Looking back to the beginning of the Kennedy administration the Dow Jones Industrial Average has averaged a decline of 0.03% on the next trading day after the big speech.
Since 1961, the Dow Jones Industrial Average has averaged a gain of 0.0026% on days after a Republican address and a loss of 0.07% on trading days after a Democrat address.
Monday’s news, but it is the thought that counts and definitely someone to watch.
Equities sell off continues despite positive remarks from FOMC member Narayana Kocherlakota
The sell-off in global equities persisted on Monday, with the S&P dropping by another 0.49% as investors continued to trim long-exposure to high-yielding assets after new homes sales in the US for November came in on the soggy side of expectations.
Equities reacted positively to comments from FOMC voting member and President of the Minneapolis Fed, Narayana Kocherlakota, when he stated the Fed should do more to stimulate the economy as unemployment remains at elevated levels, but faded into the close as stocks were unable to sustain the rebound.

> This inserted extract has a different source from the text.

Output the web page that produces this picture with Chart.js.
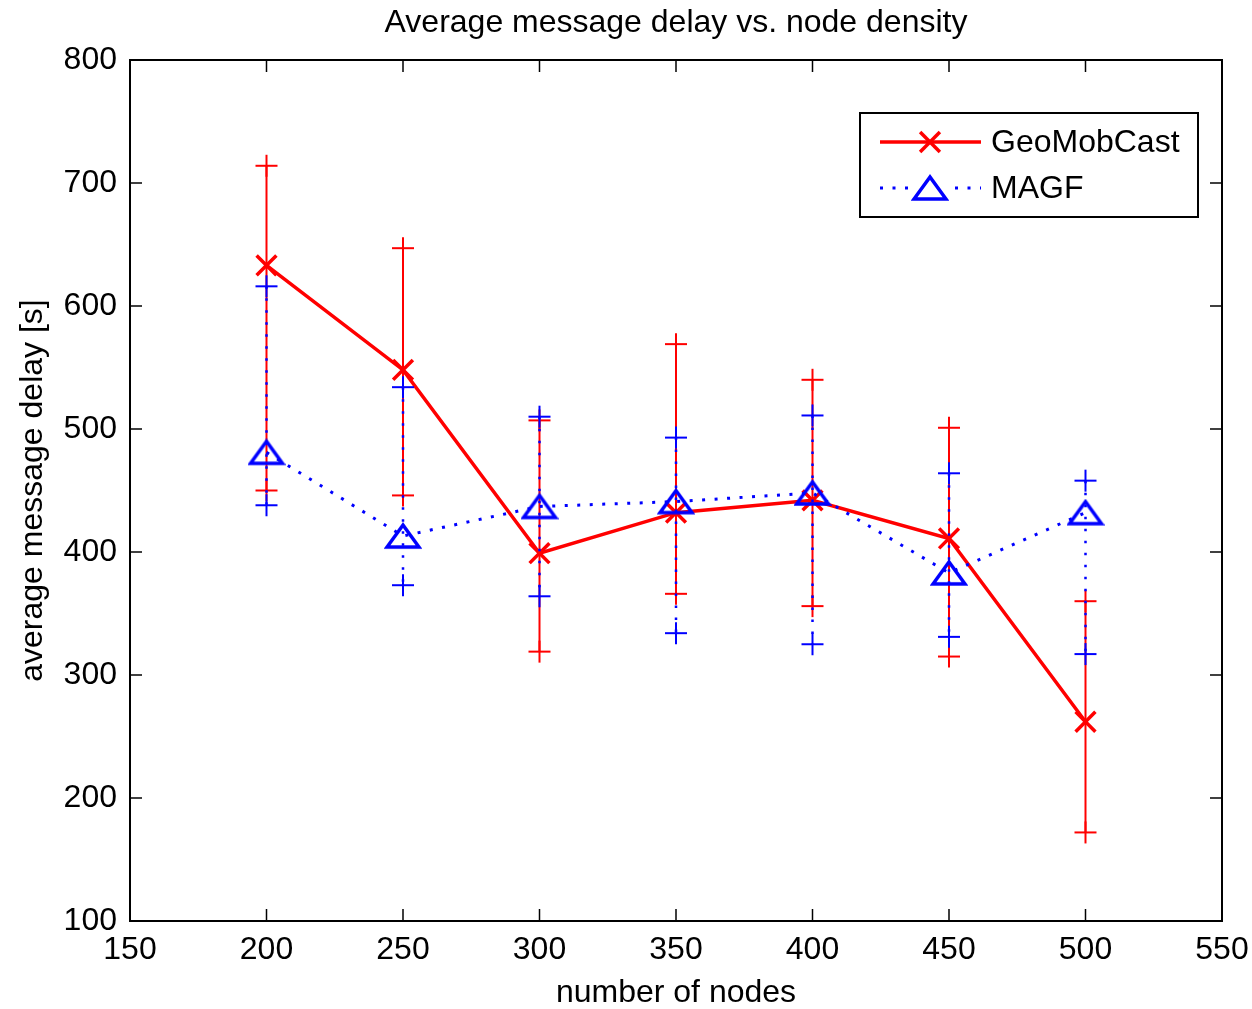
<!DOCTYPE html>
<html>
<head>
<meta charset="utf-8">
<title>Average message delay vs. node density</title>
<script src="https://cdn.jsdelivr.net/npm/chart.js@4.4.1/dist/chart.umd.min.js"></script>
<style>
  html, body { margin: 0; padding: 0; background: #fff; }
  #chart { display: block; }
</style>
</head>
<body>
<canvas id="chart" width="1252" height="1009"></canvas>
<script>
// values
const nodeCounts = [200, 250, 300, 350, 400, 450, 500];

const geoMean  = [633, 548, 399, 432, 442, 411, 262];
const geoUpper = [714, 647, 507, 569, 540, 501, 360];
const geoLower = [450, 446, 319, 366, 356, 315, 172];

const magfMean  = [481, 413, 437, 441, 448, 383, 432];
const magfUpper = [616, 534, 510, 493, 511, 464, 458];
const magfLower = [438, 373, 364, 334, 325, 331, 317];

const xTicks = [150, 200, 250, 300, 350, 400, 450, 500, 550];
const yTicks = [100, 200, 300, 400, 500, 600, 700, 800];

const chartTitle = 'Average message delay vs. node density';

const RED = '#ff0000';
const BLUE = '#0000ff';
const FONT = { family: "'Liberation Sans', Arial, Helvetica, sans-serif", size: 32, weight: 'normal' };

// hollow, slightly flattened triangle like the matlab '^' marker
function makeTriangle() {
    const c = document.createElement('canvas');
    c.width = 38;
    c.height = 28;
    const g = c.getContext('2d');
    g.strokeStyle = BLUE;
    g.lineWidth = 3.5;
    g.lineJoin = 'miter';
    g.beginPath();
    g.moveTo(19, 3);
    g.lineTo(3, 25);
    g.lineTo(35, 25);
    g.closePath();
    g.stroke();
    return c;
}
const triangle = makeTriangle();

function toPoints(xs, ys) {
    return xs.map((x, i) => ({ x: x, y: ys[i] }));
}

function line(ctx, x1, y1, x2, y2) {
    ctx.beginPath();
    ctx.moveTo(x1, y1);
    ctx.lineTo(x2, y2);
    ctx.stroke();
}

// vertical error bars with "+" ends, drawn just before their own series
const errorBars = {
    id: 'errorBars',
    beforeDatasetDraw(chart, args) {
        const ds = chart.data.datasets[args.index];
        if (!ds.lower) return;
        const { ctx, scales: { x, y } } = chart;
        ctx.save();
        ctx.strokeStyle = ds.borderColor;
        ds.data.forEach((p, i) => {
            const px = x.getPixelForValue(p.x);
            const top = y.getPixelForValue(ds.upper[i]);
            const bot = y.getPixelForValue(ds.lower[i]);
            ctx.lineWidth = ds.barWidth;
            ctx.setLineDash(ds.barDash);
            line(ctx, px, top, px, bot);
            ctx.setLineDash([]);
            ctx.lineWidth = 2;
            [top, bot].forEach(py => {
                line(ctx, px - 11, py, px + 11, py);
                line(ctx, px, py - 11, px, py + 11);
            });
        });
        ctx.restore();
    }
};

// matlab style box, inward ticks, title and legend
const matlabAxes = {
    id: 'matlabAxes',
    afterDraw(chart) {
        const { ctx, chartArea: a, scales: { x, y } } = chart;
        ctx.save();
        ctx.strokeStyle = '#000';
        ctx.lineWidth = 1.5;
        x.ticks.forEach(t => {
            const px = x.getPixelForValue(t.value);
            line(ctx, px, a.bottom, px, a.bottom - 12);
            line(ctx, px, a.top, px, a.top + 12);
        });
        y.ticks.forEach(t => {
            const py = y.getPixelForValue(t.value);
            line(ctx, a.left, py, a.left + 12, py);
            line(ctx, a.right, py, a.right - 12, py);
        });
        ctx.lineWidth = 2;
        ctx.strokeRect(a.left, a.top, a.right - a.left, a.bottom - a.top);

        ctx.font = `${FONT.size}px ${FONT.family}`;
        ctx.fillStyle = '#000';
        ctx.textBaseline = 'middle';
        ctx.textAlign = 'center';
        ctx.fillText(chartTitle, (a.left + a.right) / 2, a.top - 37);

        // legend
        const bx = a.right - 362, by = a.top + 53, bw = 338, bh = 104;
        ctx.fillStyle = '#fff';
        ctx.fillRect(bx, by, bw, bh);
        ctx.strokeRect(bx, by, bw, bh);
        const ds = chart.data.datasets;
        const rows = [by + 29, by + 75];
        ctx.textAlign = 'left';
        ds.forEach((d, i) => {
            const ly = rows[i];
            ctx.strokeStyle = d.borderColor;
            ctx.lineWidth = d.borderWidth;
            ctx.setLineDash(d.borderDash || []);
            line(ctx, bx + 20, ly, bx + 121, ly);
            ctx.setLineDash([]);
            const cx = bx + 70;
            if (d.pointStyle === 'crossRot') {
                ctx.lineWidth = d.pointBorderWidth;
                const r = d.pointRadius * Math.SQRT1_2;
                line(ctx, cx - r, ly - r, cx + r, ly + r);
                line(ctx, cx - r, ly + r, cx + r, ly - r);
            } else {
                ctx.fillStyle = '#fff';
                ctx.fillRect(cx - 20, ly - 8, 40, 16);
                ctx.drawImage(d.pointStyle, cx - d.pointStyle.width / 2, ly - d.pointStyle.height / 2);
            }
            ctx.fillStyle = '#000';
            ctx.fillText(d.label, bx + 131, ly + 1);
        });
        ctx.restore();
    }
};

new Chart(document.getElementById('chart'), {
    type: 'line',
    data: {
        datasets: [
            {
                label: 'GeoMobCast',
                data: toPoints(nodeCounts, geoMean),
                upper: geoUpper,
                lower: geoLower,
                barWidth: 2,
                barDash: [],
                borderColor: RED,
                borderWidth: 3.5,
                pointStyle: 'crossRot',
                pointRadius: 14,
                pointBorderWidth: 3.5,
                pointBorderColor: RED,
                pointBackgroundColor: RED,
                tension: 0,
                fill: false,
                order: 2
            },
            {
                label: 'MAGF',
                data: toPoints(nodeCounts, magfMean),
                upper: magfUpper,
                lower: magfLower,
                barWidth: 2.5,
                barDash: [2.5, 9.5],
                borderColor: BLUE,
                borderWidth: 3,
                borderDash: [3, 9.5],
                pointStyle: triangle,
                pointRadius: 14,
                tension: 0,
                fill: false,
                order: 1
            }
        ]
    },
    options: {
        responsive: false,
        animation: false,
        events: [],
        layout: { padding: { left: 0, right: 30, top: 60, bottom: 0 } },
        plugins: {
            legend: { display: false },
            tooltip: { enabled: false },
            title: { display: false }
        },
        scales: {
            x: {
                type: 'linear',
                min: 150,
                max: 550,
                afterBuildTicks: s => { s.ticks = xTicks.map(v => ({ value: v })); },
                afterFit: s => { s.height = 88; s.paddingRight = 0; },
                grid: { display: false, drawTicks: false },
                border: { display: false },
                ticks: { color: '#000', font: FONT, padding: 10, maxRotation: 0, autoSkip: false },
                title: {
                    display: true,
                    text: 'number of nodes',
                    color: '#000',
                    font: FONT,
                    padding: { top: 0, bottom: -3 }
                }
            },
            y: {
                min: 100,
                max: 800,
                afterBuildTicks: s => { s.ticks = yTicks.map(v => ({ value: v })); },
                afterFit: s => { s.width = 130; s.paddingTop = 0; },
                grid: { display: false, drawTicks: false },
                border: { display: false },
                ticks: { color: '#000', font: FONT, padding: 13, autoSkip: false },
                title: {
                    display: true,
                    text: 'average message delay [s]',
                    color: '#000',
                    font: FONT,
                    padding: { top: 14, bottom: 0 }
                }
            }
        }
    },
    plugins: [errorBars, matlabAxes]
});
</script>
</body>
</html>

Read the rest of the article Equities sell off continues despite positive remarks from FOMC member Narayana Kocherlakota
The short term indicators are leaning towards the hold (buy if you are brave) side at the opening, but I would advise caution in taking any position during this volatile transition period. There will be pressure to climb higher if only to test the previous Blue Chip highs, therefore I do not foresee the markets descending below the sideways channel they are currently in until AFTER those highs are tested. (NOTE: The sideways channel downside has been penetrated and that technical theory has to be thrown out the window, but will it go below the next support at (SP500) 1773 and close there? Below that and we could be in a serious correction mode and all bets are off. More likely we will start another sideways channel between the 2 SP500 supports of ~1809 and ~1773.
Got to watch out for these overnight negative World news announcements which many are rumors and make sure you have stops in place if you are not in a position to monitor the markets.
The longer 6 month outlook still remains 40-60 sell until we can see what the effects are in this almost nothing start of the Fed’s ‘Taper’. By March investors should know how the taper is going to work out in relationship to the stability of the US financial markets and their ability to not to slide downward. For now, I am continuing to expect weak to negative markets for the foreseeable future.
The Best Stock Market Indicator Update says the market is untradable.
Here is the quandary some investors have now. They have bet on the QE program to bolster their profits and knowing full well they may see some eroding of profits over the next few months, so what should they do? Start reducing positions now, my choice, or let profits ride a bit longer? What I am afraid of is that if a serious ‘Black Swan’ pops up, the market decent would wipe out a lot of profits. This ‘house of cards’ the Fed has built is fragile and would not take a lot to tear it down.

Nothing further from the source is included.